**Data segment**
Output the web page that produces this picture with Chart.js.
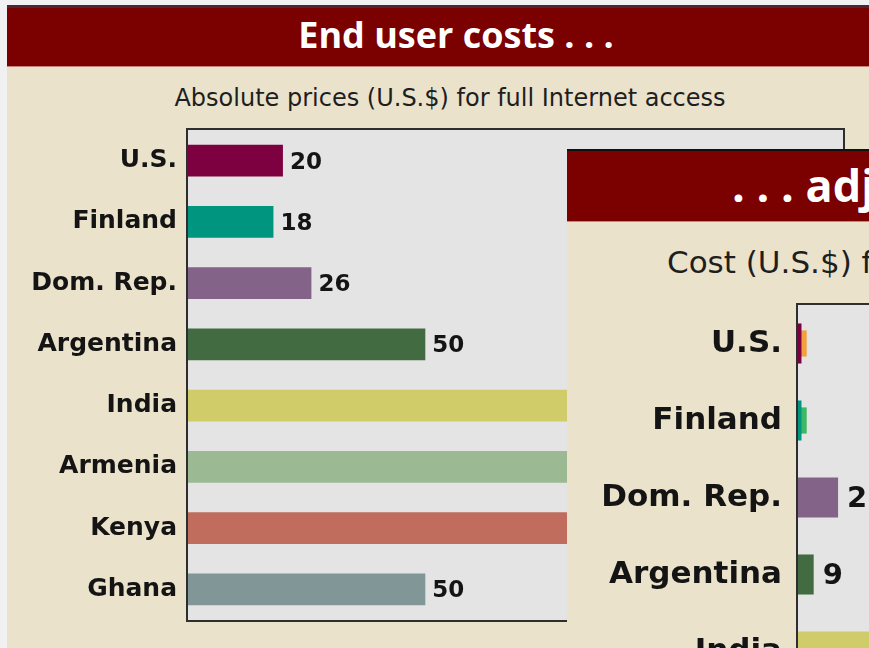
<!DOCTYPE html>
<html>
<head>
<meta charset="utf-8">
<script src="https://cdn.jsdelivr.net/npm/chart.js@4.4.1/dist/chart.umd.min.js"></script>
<style>
  html, body { margin: 0; padding: 0; width: 869px; height: 648px; overflow: hidden; background: #f1f0f2; font-family: "DejaVu Sans", sans-serif; }
  .panel { position: absolute; background: #ebe2cb; overflow: hidden; }
  .head { position: absolute; left: 0; background: #7b0000; color: #fff; font-family: "Open Sans", sans-serif; font-weight: bold; white-space: nowrap; border-bottom: 1px solid #c4857c; }
  .sub { position: absolute; white-space: nowrap; color: #1e1e1e; }
  canvas { position: absolute; }

  #p1 { left: 7px; top: 5px; width: 898px; height: 660px; }
  #p1 .head { top: 0; width: 898px; height: 58px; line-height: 54px; border-top: 3px solid #4b2634; font-size: 36px; text-align: center; }
  #p1 .sub { top: 79px; left: 0; width: 886px; text-align: center; font-size: 24px; line-height: 28px; }
  #c1 { left: 0; top: 115px; }

  #p2 { left: 567px; top: 149px; width: 400px; height: 600px; border-top: 2px solid #111; }
  #p2 .head { top: 0; width: 400px; height: 71px; line-height: 68px; font-size: 45px; padding-left: 165px; box-sizing: border-box; }
  #p2 .sub { top: 93px; left: 100px; font-size: 31px; line-height: 36px; }
  #c2 { left: 0; top: 144px; }
</style>
</head>
<body>

<div class="panel" id="p1">
  <div class="head">End user costs . . .</div>
  <div class="sub">Absolute prices (U.S.$) for full Internet access</div>
  <canvas id="c1" width="862" height="528"></canvas>
</div>

<div class="panel" id="p2">
  <div class="head">. . . adjusted</div>
  <div class="sub">Cost (U.S.$) for full Internet access</div>
  <canvas id="c2" width="800" height="640"></canvas>
</div>

<script>
// ---------- DATA ----------
const countries = ['U.S.', 'Finland', 'Dom. Rep.', 'Argentina', 'India', 'Armenia', 'Kenya', 'Ghana'];
const barColors = ['#7d0040', '#00957f', '#836388', '#436b42', '#d0cc69', '#9bb992', '#c06d5e', '#809697'];

// left panel: absolute prices (India, Armenia, Kenya run off under the second panel)
const absPrices = [20, 18, 26, 50, 95, 110, 130, 50];
const absMax = 138;

// right panel: adjusted cost (only the top rows are visible)
const adjCost = [2, 2, 23, 9, 120, 150, 200, 180];
const adjOverlay = [5, 5, null, null, null, null, null, null];
const overlayColors = ['#f3a03e', '#3fb866', null, null, null, null, null, null];
const adjMax = 315;

Chart.defaults.font.family = '"DejaVu Sans", sans-serif';
Chart.defaults.color = '#141414';

// grey plot box with dark frame
const plotFrame = {
  id: 'plotFrame',
  beforeDatasetsDraw(chart) {
    const { ctx, chartArea: a } = chart;
    ctx.save();
    ctx.fillStyle = '#e4e4e4';
    ctx.fillRect(a.left, a.top, a.right - a.left, a.bottom - a.top);
    ctx.restore();
  },
  afterDatasetsDraw(chart) {
    const { ctx, chartArea: a } = chart;
    ctx.save();
    ctx.strokeStyle = '#2e2e2e';
    ctx.lineWidth = 2;
    ctx.strokeRect(a.left - 1, a.top - 1, a.right - a.left + 2, a.bottom - a.top + 2);
    ctx.restore();
  }
};

// numbers at the end of each bar
const valueLabels = {
  id: 'valueLabels',
  afterDatasetsDraw(chart, args, opts) {
    const { ctx } = chart;
    const meta = chart.getDatasetMeta(0);
    ctx.save();
    ctx.font = `bold ${opts.size}px "DejaVu Sans", sans-serif`;
    ctx.fillStyle = '#141414';
    ctx.textBaseline = 'middle';
    meta.data.forEach((bar, i) => {
      const txt = opts.labels[i];
      if (!txt) return;
      ctx.fillText(txt, bar.x + opts.gap, bar.y + opts.dy);
    });
    ctx.restore();
  }
};

function makeChart(id, cfg) {
  return new Chart(document.getElementById(id), {
    type: 'bar',
    data: { labels: countries, datasets: cfg.datasets },
    options: {
      indexAxis: 'y',
      responsive: false,
      animation: false,
      layout: { padding: cfg.padding },
      scales: {
        x: { display: false, min: 0, max: cfg.max },
        y: {
          grid: { display: false, drawTicks: false },
          border: { display: false },
          ticks: { font: { size: cfg.tickSize, weight: 'bold' }, color: '#141414', padding: cfg.tickPad },
          afterFit: (s) => { s.width = cfg.axisWidth; s.paddingTop = 0; s.paddingBottom = 0; }
        }
      },
      plugins: {
        legend: { display: false },
        tooltip: { enabled: false },
        valueLabels: { labels: cfg.labels, size: cfg.labelSize, gap: cfg.gap, dy: cfg.dy }
      }
    },
    plugins: [plotFrame, valueLabels]
  });
}

makeChart('c1', {
  datasets: [{ data: absPrices, backgroundColor: barColors, categoryPercentage: 1, barPercentage: 0.52 }],
  padding: { top: 10, right: 26, bottom: 28, left: 0 },
  max: absMax, tickSize: 25, tickPad: 11, axisWidth: 181,
  labels: absPrices.map(String), labelSize: 23, gap: 7, dy: 2
});

makeChart('c2', {
  datasets: [
    { data: adjCost, backgroundColor: barColors, categoryPercentage: 1, barPercentage: 0.52, grouped: false },
    { data: adjOverlay, backgroundColor: overlayColors, categoryPercentage: 1, barPercentage: 0.34, grouped: false }
  ],
  padding: { top: 10, right: 20, bottom: 14, left: 0 },
  max: adjMax, tickSize: 31, tickPad: 16, axisWidth: 231,
  labels: adjCost.map(v => v >= 5 ? String(v) : ''), labelSize: 29, gap: 9, dy: 2
});
</script>
</body>
</html>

**Prompt**
Repeat the lines of the listing above verbatim, beginning at its first line and ending at the line containing "0; top: 115px;", which is included. Omit pictures.

**Task solution**
Output the web page that produces this picture with Chart.js.
<!DOCTYPE html>
<html>
<head>
<meta charset="utf-8">
<script src="https://cdn.jsdelivr.net/npm/chart.js@4.4.1/dist/chart.umd.min.js"></script>
<style>
  html, body { margin: 0; padding: 0; width: 869px; height: 648px; overflow: hidden; background: #f1f0f2; font-family: "DejaVu Sans", sans-serif; }
  .panel { position: absolute; background: #ebe2cb; overflow: hidden; }
  .head { position: absolute; left: 0; background: #7b0000; color: #fff; font-family: "Open Sans", sans-serif; font-weight: bold; white-space: nowrap; border-bottom: 1px solid #c4857c; }
  .sub { position: absolute; white-space: nowrap; color: #1e1e1e; }
  canvas { position: absolute; }

  #p1 { left: 7px; top: 5px; width: 898px; height: 660px; }
  #p1 .head { top: 0; width: 898px; height: 58px; line-height: 54px; border-top: 3px solid #4b2634; font-size: 36px; text-align: center; }
  #p1 .sub { top: 79px; left: 0; width: 886px; text-align: center; font-size: 24px; line-height: 28px; }
  #c1 { left: 0; top: 115px; }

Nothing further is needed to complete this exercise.